Gus Ipul memang menyatakan bahwa PBNU “sama sekali tidak ikut dalam proses pembagian kuota haji maupun pembagian lainnya.” Namun, pernyataan ini menjadi problematis ketika realitas politik dan struktur sosial NU yang sangat cair memperlihatkan bahwa garis batas antara “lembaga” dan “personel” sering kali kabur. Apalagi, seperti diketahui, banyak tokoh kunci di Kementerian Agama dan pengelolaan kuota haji berasal dari kalangan NU—beberapa bahkan adalah mantan atau aktifis struktural PBNU.
Ketika Keterlibatan Individual Menjadi Keterlibatan Struktural
Beberapa tokoh senior NU, secara informal, mengakui bahwa jalur distribusi kuota haji, terutama kuota tambahan, kerap kali melibatkan lobi-lobi politik yang tidak sepenuhnya transparan. Salah satu tokoh NU di Jawa Timur yang enggan disebut namanya mengatakan, “Kalau dibilang PBNU tidak tahu sama sekali, saya rasa tidak jujur. Mungkin secara institusi tidak terlibat, tapi tokoh-tokohnya ya tahu, bahkan ada yang ikut atur.“
Kenyataan ini menimbulkan pertanyaan fundamental: apakah mungkin PBNU tidak mengetahui sama sekali adanya aliran dana atau manipulasi kuota, jika sejumlah pengurus atau eks pengurus mereka terlibat langsung dalam proses teknis pembagian kuota haji?
Pernyataan Gus Ipul seakan ingin memisahkan antara institusi dan individunya. Namun, dalam konteks sosial-politik Indonesia, terutama dalam jaringan ormas keagamaan seperti NU, pembelahan itu tidak selalu valid. Nama besar PBNU sering dipakai untuk melegitimasi berbagai keputusan, termasuk lobi-lobi politik yang mungkin sarat kepentingan.

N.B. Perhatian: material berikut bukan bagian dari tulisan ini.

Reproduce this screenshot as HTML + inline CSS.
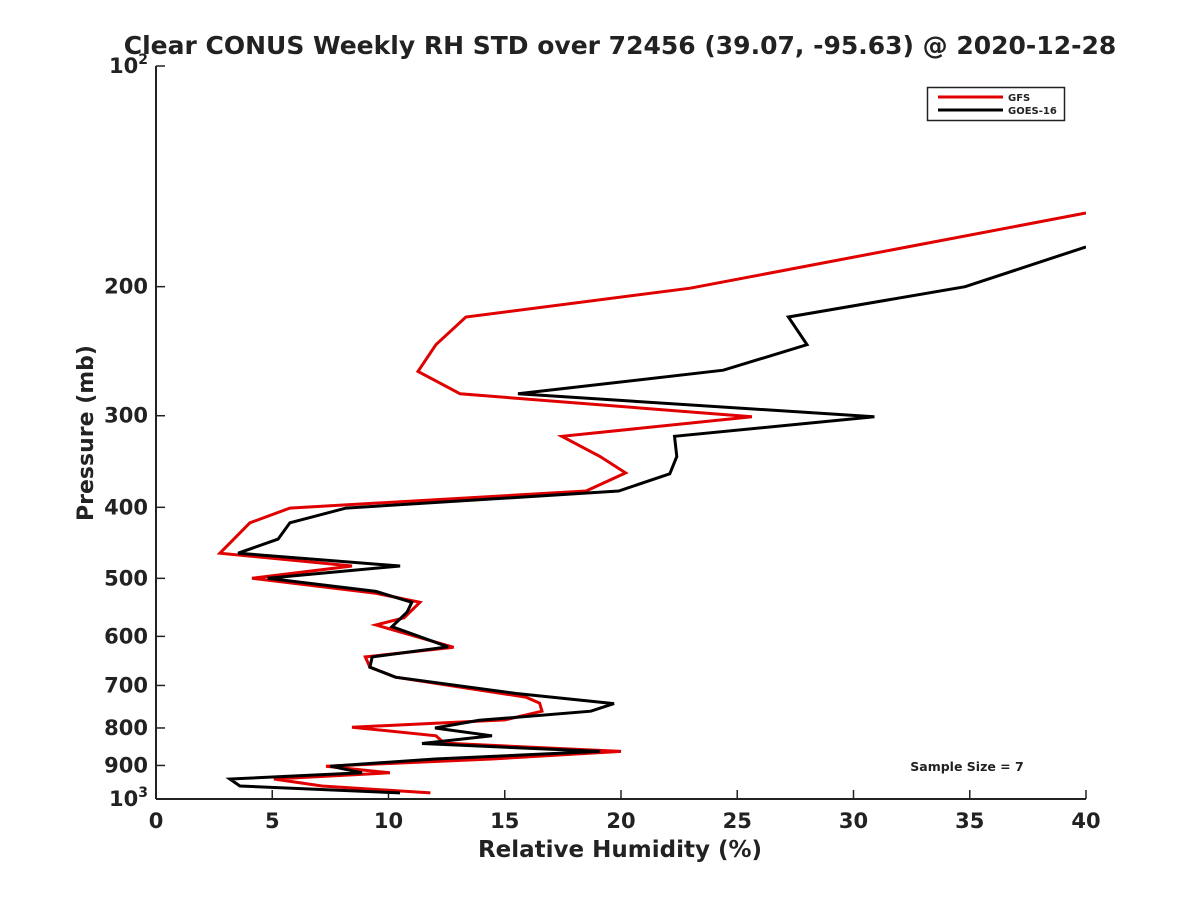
<!DOCTYPE html>
<html><head><meta charset="utf-8"><style>
html,body{margin:0;padding:0;background:#fff;}
svg text{font-family:"DejaVu Sans","Liberation Sans",sans-serif;font-weight:bold;fill:#222;}
</style></head><body>
<svg id="chart" width="1200" height="900" viewBox="0 0 1200 900" xmlns="http://www.w3.org/2000/svg">
<defs><clipPath id="clip"><rect x="156" y="66" width="930" height="733"/></clipPath></defs>
<text x="620" y="54" text-anchor="middle" font-size="25">Clear CONUS Weekly RH STD over 72456 (39.07, -95.63) @ 2020-12-28</text>
<g id="axes"></g>
<g id="series" clip-path="url(#clip)"></g>
<text x="620" y="857" text-anchor="middle" font-size="23">Relative Humidity (%)</text>
<text transform="translate(93,433) rotate(-90)" text-anchor="middle" font-size="22">Pressure (mb)</text>
<g>
<rect x="927.5" y="87.5" width="137" height="33" fill="#fff" stroke="#222" stroke-width="1.5"/>
<line x1="938" y1="97" x2="1003" y2="97" stroke="#e00000" stroke-width="3"/>
<text x="1008" y="101" font-size="10">GFS</text>
<line x1="938" y1="110" x2="1003" y2="110" stroke="#000" stroke-width="3"/>
<text x="1008" y="114" font-size="10">GOES-16</text>
</g>
<text x="967" y="771" text-anchor="middle" font-size="12.5">Sample Size = 7</text>
</svg>
<script>
const xTicks = [0,5,10,15,20,25,30,35,40];
const yTicks = [200,300,400,500,600,700,800,900];
const gfsRH = [40,22.97,13.33,12.04,11.27,13.08,25.63,17.46,19.1,20.2,18.5,5.76,4.04,2.75,8.43,4.13,9.46,11.35,10.67,9.46,12.8,9.0,9.2,10.3,15.9,16.5,16.6,15.0,8.43,12.04,12.4,20.0,14.45,7.31,10.06,5.07,7.14,11.8];
const gfsP = [158.7,201,220,240,261,280,301,320,341,359,380,401,420,462,481,500,524,539,566,579,621,640,661,682,726,740,759,780,798,820,839,861,882,902,921,939,960,981];
const goesRH = [40,34.8,27.2,28.0,24.4,15.57,30.9,22.3,22.4,22.1,19.9,8.17,5.76,5.25,3.53,10.5,4.8,9.46,11.0,10.8,10.15,12.56,9.3,9.2,10.3,15.5,19.7,18.7,13.9,12.0,14.45,11.44,19.1,12.0,7.5,8.86,3.18,3.61,10.5];
const goesP = [176.5,200,220,240,260,280,301,320,341,360,380,401,420,442,462,481,500,521,539,556,582,620,640,661,682,718,741,759,781,800,820,840,861,882,902,921,939,960,981];

const X0=156,X1=1086,Y0=66,Y1=799;
const xs = v => X0 + (v/40)*(X1-X0);
const ys = p => Y0 + (Math.log10(p)-2)*(Y1-Y0);
const NS='http://www.w3.org/2000/svg';
const axes=document.getElementById('axes');
function mk(tag,attrs,parent){const e=document.createElementNS(NS,tag);for(const k in attrs)e.setAttribute(k,attrs[k]);parent.appendChild(e);return e;}

const xa=mk('line',{x1:X0,y1:Y1,x2:X1,y2:Y1,stroke:'#222','stroke-width':2},axes);


const ya=mk('line',{x1:X0,y1:Y0,x2:X0,y2:Y1,stroke:'#222','stroke-width':2},axes);



xTicks.forEach(v=>{
  const x=xs(v);
  const t=mk('line',{x1:x,y1:Y1,x2:x,y2:Y1-9,stroke:'#222','stroke-width':1.5},axes);
  
  
  const l=mk('text',{x:x,y:Y1+29,'text-anchor':'middle','font-size':21},axes);
  
  
  l.textContent=v;
});
yTicks.forEach(p=>{
  const y=ys(p);
  const t=mk('line',{x1:X0,y1:y,x2:X0+9,y2:y,stroke:'#222','stroke-width':1.5},axes);
  
  
  const l=mk('text',{x:X0-8,y:y+7,'text-anchor':'end','font-size':21},axes);
  
  
  l.textContent=p;
});
[[100,'2'],[1000,'3']].forEach(([p,e])=>{
  const y=ys(p);
  const t=mk('line',{x1:X0,y1:y,x2:X0+9,y2:y,stroke:'#222','stroke-width':1.5},axes);
  
  
  const l=mk('text',{x:X0-8,y:y+7,'text-anchor':'end','font-size':21},axes);
  
  
  l.innerHTML='10<tspan font-size="14" dy="-9">'+e+'</tspan>';
});

const sg=document.getElementById('series');
function draw(rh,p,color,name){
  const pts=rh.map((v,i)=>xs(v).toFixed(1)+','+ys(p[i]).toFixed(1)).join(' ');
  const pl=mk('polyline',{points:pts,fill:'none',stroke:color,'stroke-width':3,'stroke-linejoin':'miter'},sg);
  
  
}
draw(gfsRH,gfsP,'#e00000','gfs-line');
draw(goesRH,goesP,'#000000','goes16-line');
</script>
</body></html>
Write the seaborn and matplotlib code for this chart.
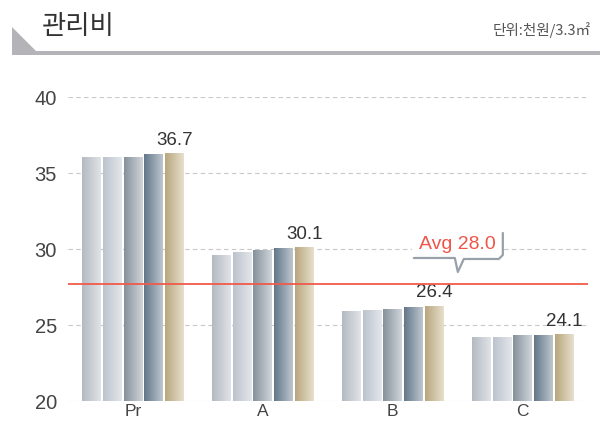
import numpy as np
import pandas as pd
import seaborn as sns
import matplotlib.pyplot as plt
from matplotlib.colors import LinearSegmentedColormap
from matplotlib.patches import Polygon, Rectangle
from matplotlib.transforms import IdentityTransform

sns.set_style("white")
plt.rcParams['font.family'] = ['Noto Sans CJK KR', 'DejaVu Sans']
num_font = 'Liberation Sans'

categories = ['Pr', 'A', 'B', 'C']
series = ['S1', 'S2', 'S3', 'S4', 'S5']
s1 = [36.0, 29.6, 25.9, 24.2]
s2 = [36.0, 29.8, 25.95, 24.2]
s3 = [36.05, 29.9, 26.05, 24.3]
s4 = [36.2, 30.05, 26.15, 24.3]
s5 = [36.3, 30.1, 26.25, 24.4]
top_labels = [36.7, 30.1, 26.4, 24.1]
avg_line = 27.7
avg_text = 'Avg 28.0'
yticks = [20, 25, 30, 35, 40]

grads = [('#b4bac2', '#e0e3e7'), ('#bcc3cd', '#e3e6eb'), ('#85919b', '#d0d5da'),
         ('#63778a', '#bdc6cd'), ('#b8a67e', '#e7e0cd')]

df = pd.DataFrame({'cat': np.repeat(categories, len(series)),
                   'series': series * len(categories),
                   'value': np.array([s1, s2, s3, s4, s5]).T.ravel()})

fig = plt.figure(figsize=(6.06, 4.21), dpi=100)
ax = fig.add_axes([0.112, 0.0475, 0.858, 0.722])
sns.barplot(data=df, x='cat', y='value', hue='series', hue_order=series,
            order=categories, width=0.8, gap=0.1, legend=False, ax=ax,
            palette=[g[0] for g in grads])

# gradient fill for each bar
grad = np.linspace(0, 1, 64).reshape(1, -1)
for i, cont in enumerate(ax.containers):
    cmap = LinearSegmentedColormap.from_list('g%d' % i, grads[i])
    for p in cont.patches:
        x, w, h = p.get_x(), p.get_width(), p.get_height()
        y0 = p.get_y()
        ax.imshow(grad, extent=(x, x + w, y0, y0 + h), aspect='auto',
                  cmap=cmap, zorder=2)
        p.set_visible(False)

# value labels over the last bar of each group
for p, v in zip(ax.containers[-1].patches, top_labels):
    ax.text(p.get_x() + p.get_width() / 2, p.get_height() + 0.3, f'{v:.1f}',
            ha='center', va='bottom', fontsize=13.5, color='#333333',
            family=num_font)

ax.set_xlim(-0.5, 3.5)
ax.set_ylim(20, 40)
ax.set_yticks(yticks)
ax.yaxis.grid(True, color='#c8c8c8', linestyle=(0, (4, 3)), linewidth=0.8)
ax.set_axisbelow(True)
for s in ax.spines.values():
    s.set_visible(False)
ax.tick_params(length=0)
ax.tick_params(axis='y', pad=8)
ax.tick_params(axis='x', pad=2)
for lab in ax.get_yticklabels():
    lab.set_family(num_font)
    lab.set_fontsize(14.5)
    lab.set_color('#444444')
for lab in ax.get_xticklabels():
    lab.set_family(num_font)
    lab.set_fontsize(12.5)
    lab.set_color('#444444')
ax.set_xlabel('')
ax.set_ylabel('')

# average line
ax.axhline(avg_line, color='#f05a4a', linewidth=1.3, zorder=3)

# callout bubble (pixel offsets from the average point)
fig.canvas.draw()
tx, ty = ax.transData.transform((2.5, avg_line))
tip = ty + 12
bot = tip + 14
top = bot + 27
left, right = tx - 46, tx + 45
fig.add_artist(Rectangle((left, bot), right - left, top - bot, transform=IdentityTransform(),
                         facecolor='white', edgecolor='none', zorder=5))
path = [(left + 2, bot), (tx - 3, bot), (tx, tip), (tx + 6, bot - 1), (right - 4, bot - 1),
        (right, bot + 3), (right, top - 2)]
xs, ys = zip(*path)
fig.add_artist(plt.Line2D(xs, ys, transform=IdentityTransform(), color='#98a0a9',
                          linewidth=1.6, solid_joinstyle='round', zorder=6))
fig.text((left + right) / 2 / fig.bbox.width, (bot + top) / 2 / fig.bbox.height, avg_text,
         ha='center', va='center', fontsize=14, color='#ee5548',
         family=num_font, zorder=7)

# header
W, H = 606, 421
fig.add_artist(Polygon([(12 / W, 1 - 27 / H), (12 / W, 1 - 55 / H), (40 / W, 1 - 55 / H)],
                       closed=True, transform=fig.transFigure, facecolor='#b3b3b8',
                       edgecolor='none'))
fig.add_artist(Rectangle((12 / W, 1 - 55 / H), 588 / W, 4 / H, transform=fig.transFigure,
                         facecolor='#b3b3b8', edgecolor='none'))
fig.text(42 / W, 1 - 26 / H, '관리비', fontsize=19, color='#333333', va='center', ha='left')
fig.text(591 / W, 1 - 30 / H, '단위:천원/3.3㎡', fontsize=10.5, color='#555555',
         va='center', ha='right')

fig.savefig('out.png', dpi=100)
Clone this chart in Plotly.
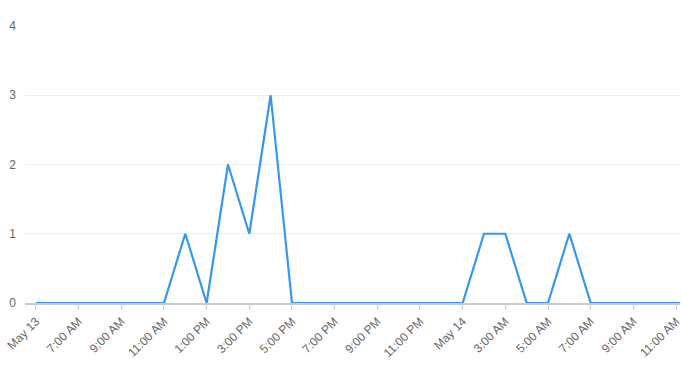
import plotly.graph_objects as go
import pandas as pd

times = pd.date_range("2024-05-13 05:00", "2024-05-14 12:00", freq="h")
values = [0, 0, 0, 0, 0, 0, 0, 1, 0, 2, 1, 3, 0, 0, 0, 0, 0, 0, 0, 0, 0,
          1, 1, 0, 0, 1, 0, 0, 0, 0, 0, 0]

tick_vals = pd.date_range("2024-05-13 05:00", "2024-05-14 11:00", freq="2h")
tick_text = ["May 13", "7:00 AM", "9:00 AM", "11:00 AM", "1:00 PM", "3:00 PM",
             "5:00 PM", "7:00 PM", "9:00 PM", "11:00 PM", "May 14", "3:00 AM",
             "5:00 AM", "7:00 AM", "9:00 AM", "11:00 AM"]

fig = go.Figure()
fig.add_trace(go.Scatter(
    x=times, y=values, mode="lines",
    line=dict(color="#3797ea", width=2.2),
    hoverinfo="skip",
))

x0 = pd.Timestamp("2024-05-13 05:00") - pd.Timedelta(minutes=30.8)
x1 = pd.Timestamp("2024-05-14 11:00") + pd.Timedelta(minutes=11.2)

fig.update_layout(
    width=682, height=368,
    margin=dict(l=25, r=0, t=26, b=65),
    paper_bgcolor="white", plot_bgcolor="white",
    showlegend=False,
    font=dict(family="Liberation Sans, Arial, sans-serif", size=12, color="#666666"),
    xaxis=dict(
        range=[x0, x1],
        tickmode="array", tickvals=tick_vals, ticktext=tick_text,
        tickangle=-45,
        showgrid=False,
        showline=True, linecolor="#cccccc", linewidth=1.5,
        ticks="outside", ticklen=5, tickcolor="#cccccc", tickwidth=1,
        zeroline=False,
        ticklabeloverflow="allow",
        tickfont=dict(size=12, color="#666666"),
    ),
    yaxis=dict(
        range=[0, 4],
        tickvals=[0, 1, 2, 3, 4],
        showgrid=True, gridcolor="#eeeeee", gridwidth=1,
        zeroline=False, showline=False, ticks="",
        tickfont=dict(size=12, color="#666666"),
        ticklabelstandoff=8,
    ),
)

fig.write_html("out.html")
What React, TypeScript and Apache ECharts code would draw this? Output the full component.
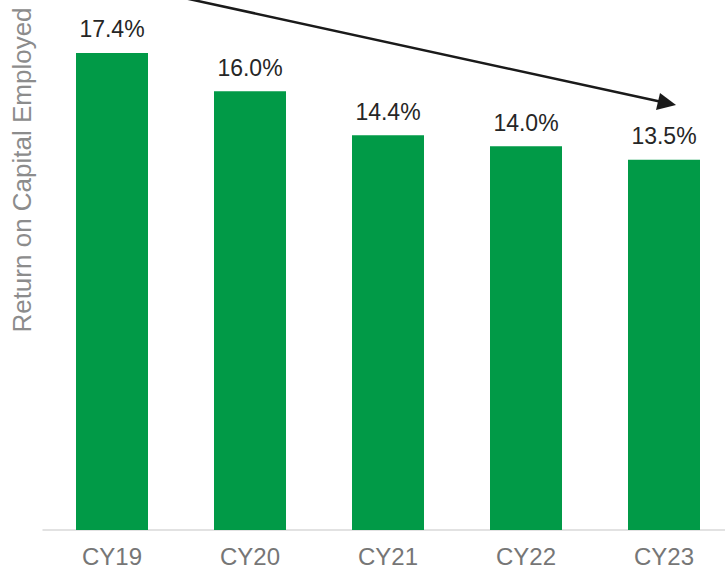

Komitmen Antikorupsi: Retorika atau Realitas?
Gus Ipul juga menyatakan bahwa PBNU “mendukung penuh upaya Presiden Prabowo dalam memberantas korupsi,” serta “menghormati langkah KPK dalam mengusut berbagai dugaan korupsi, kepada siapapun, tanpa pandang bulu.” Namun, hingga kini, ketika KPK mulai menyebut bahwa mereka telah mengantongi “beberapa nama”, tidak ada langkah proaktif dari PBNU untuk mengaudit internal atau mengevaluasi kemungkinan keterlibatan individu yang menjabat dalam struktur mereka.
Ini memunculkan kesan bahwa pernyataan dukungan terhadap pemberantasan korupsi hanyalah retorika politik. Tanpa langkah konkret dan transparan, komitmen tersebut akan terlihat sebagai upaya menjaga citra, bukan refleksi dari integritas moral organisasi keagamaan.
Menanti Transparansi, Bukan Sekadar Klarifikasi
Jika PBNU benar-benar tidak terlibat, maka langkah terbaik bukan sekadar menyatakan tidak tahu-menahu. PBNU seharusnya mengambil langkah lebih berani: membuka audit internal, mengklarifikasi posisi tokoh-tokoh yang dekat dengan lingkaran kekuasaan, serta menjalin komunikasi terbuka dengan KPK—bukan menunggu dipanggil.
Lebih dari itu, PBNU perlu menyadari bahwa kepercayaan umat terhadap organisasi tidak hanya dibangun dari pernyataan resmi, tetapi dari sikap proaktif dalam menghadapi krisis moral seperti dugaan korupsi. Dalam sejarahnya, NU selalu menjadi garda moral bangsa. Maka, ketika moralitas itu sendiri dipertanyakan, diam dan klarifikasi normatif bukanlah jawaban.
Penutup: Tantangan Besar Bagi PBNU
Dugaan korupsi kuota haji tahun 2024 bukan hanya soal uang, tetapi soal integritas dan etika publik. Jika terbukti bahwa individu dalam lingkaran PBNU terlibat, maka mau tidak mau, organisasi ini harus berani introspeksi. Menyangkal tanpa menyelidiki hanya akan memperlebar jurang ketidakpercayaan umat.
PBNU dihadapkan pada pilihan sulit: tetap bermain aman dalam zona retorika atau berani tampil sebagai organisasi yang benar-benar menjunjung nilai-nilai keislaman dan kebangsaan, meskipun itu berarti harus membuka borok sendiri.